Rationale:
There are two primary reasons to eliminate the Senate from our nation’s legislature. They both stem from atrophy of the original reasons our founders included a Senate in the Constitution. By their reasoning the Senate would provide two functions:
1) It would be a body of more distinguished statesmen, elected by state legislators rather than the general public.
2) It would provide equal representation for all states, preventing the domination of more populated states over less populated states.
The first purpose was indicative of our founders doubts about direct democracy. After these fears were relatively unrealized, the election of Senators reverted to direct popular vote in 1913. This has resulted in two separate legislative bodies, both directly elected by the people, with virtually the same legislative responsibility.
In practice, this commonly results in a stalemated or stilted legislative progress. The House and the Senate each consider and vote on different bills covering the same topic. Resolving the differences falls into the hands of the leaders of each body, giving this small number of representatives an inordinate amount of power to shape the resulting legislation. The full bodies of the House and Senate rarely, if ever, have an opportunity to collaborate, except through select joint committees of powerbrokers, whose constituents are from a small number of states and congressional districts. The full House and full Senate are then asked only to affirm or reject the compromise legislation hashed out by these Congressional leaders.
The second original purpose of the Senate was to provide equal representation for each state in the legislative process. In practice, however, very little legislation is based on the interests of one state versus another. And the protection of states from discrimination by the actions of the federal government is otherwise enshrined in the Constitution, giving states the right to use to judicial system, rather than the legislative system, to redress any unfair treatment.
Meanwhile, the Senate’s composition of two representatives from each state, regardless of population, creates a dramatically unequal representation of citizens in the legislative branch. This inequity flies in the face of our common value for democratic equality.

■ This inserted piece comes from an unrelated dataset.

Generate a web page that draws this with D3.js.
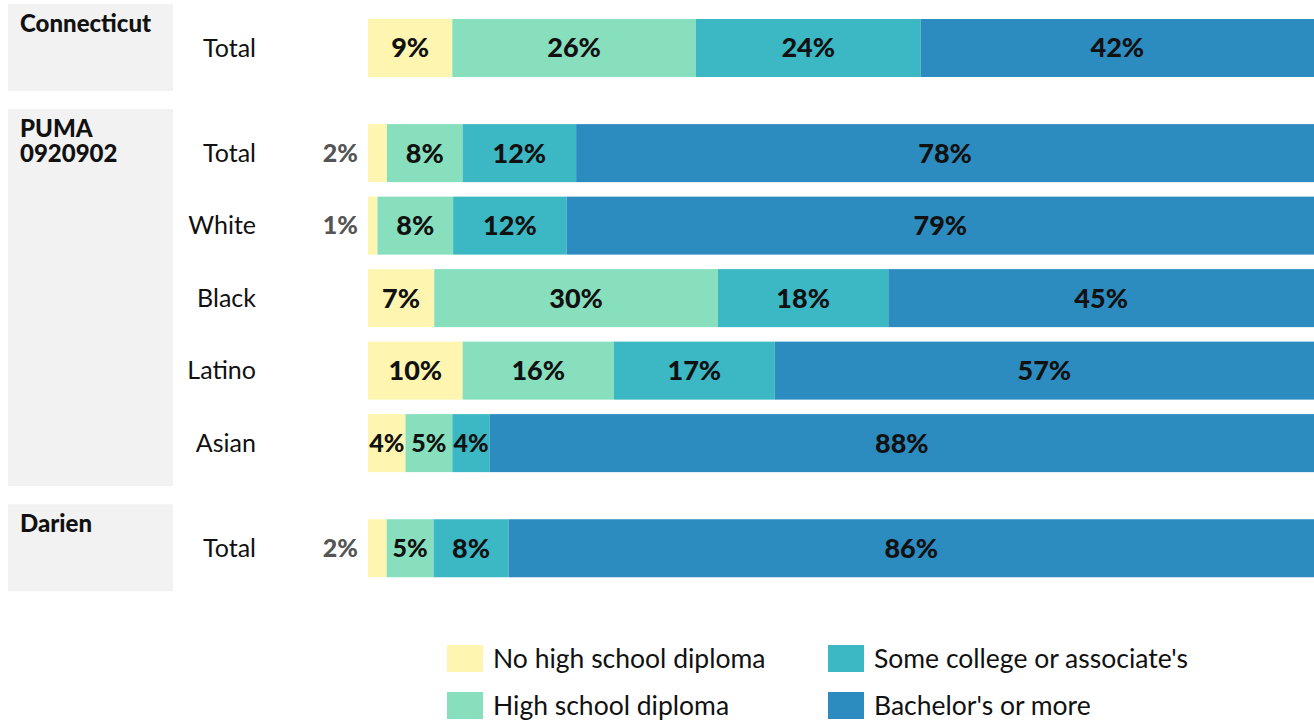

“Vermont’s 625,000 residents have two United States senators, and so do New York’s 19 million. That means that a Vermonter has 30 times the voting power in the Senate of a New Yorker just over the state line – the biggest inequality between two adjacent states. The nation’s largest gap, between Wyoming and California, is more than double that.”
–Hamilton Nolan
The elimination of the Senate would allow for the House of Representatives, as a single legislative body, equally representing all Americans, to deliberate and pass laws more efficiently, more inclusively, with less control of the process by a handful of congressional leaders, with fewer legislative stalements, and with more equal representation of all citizens.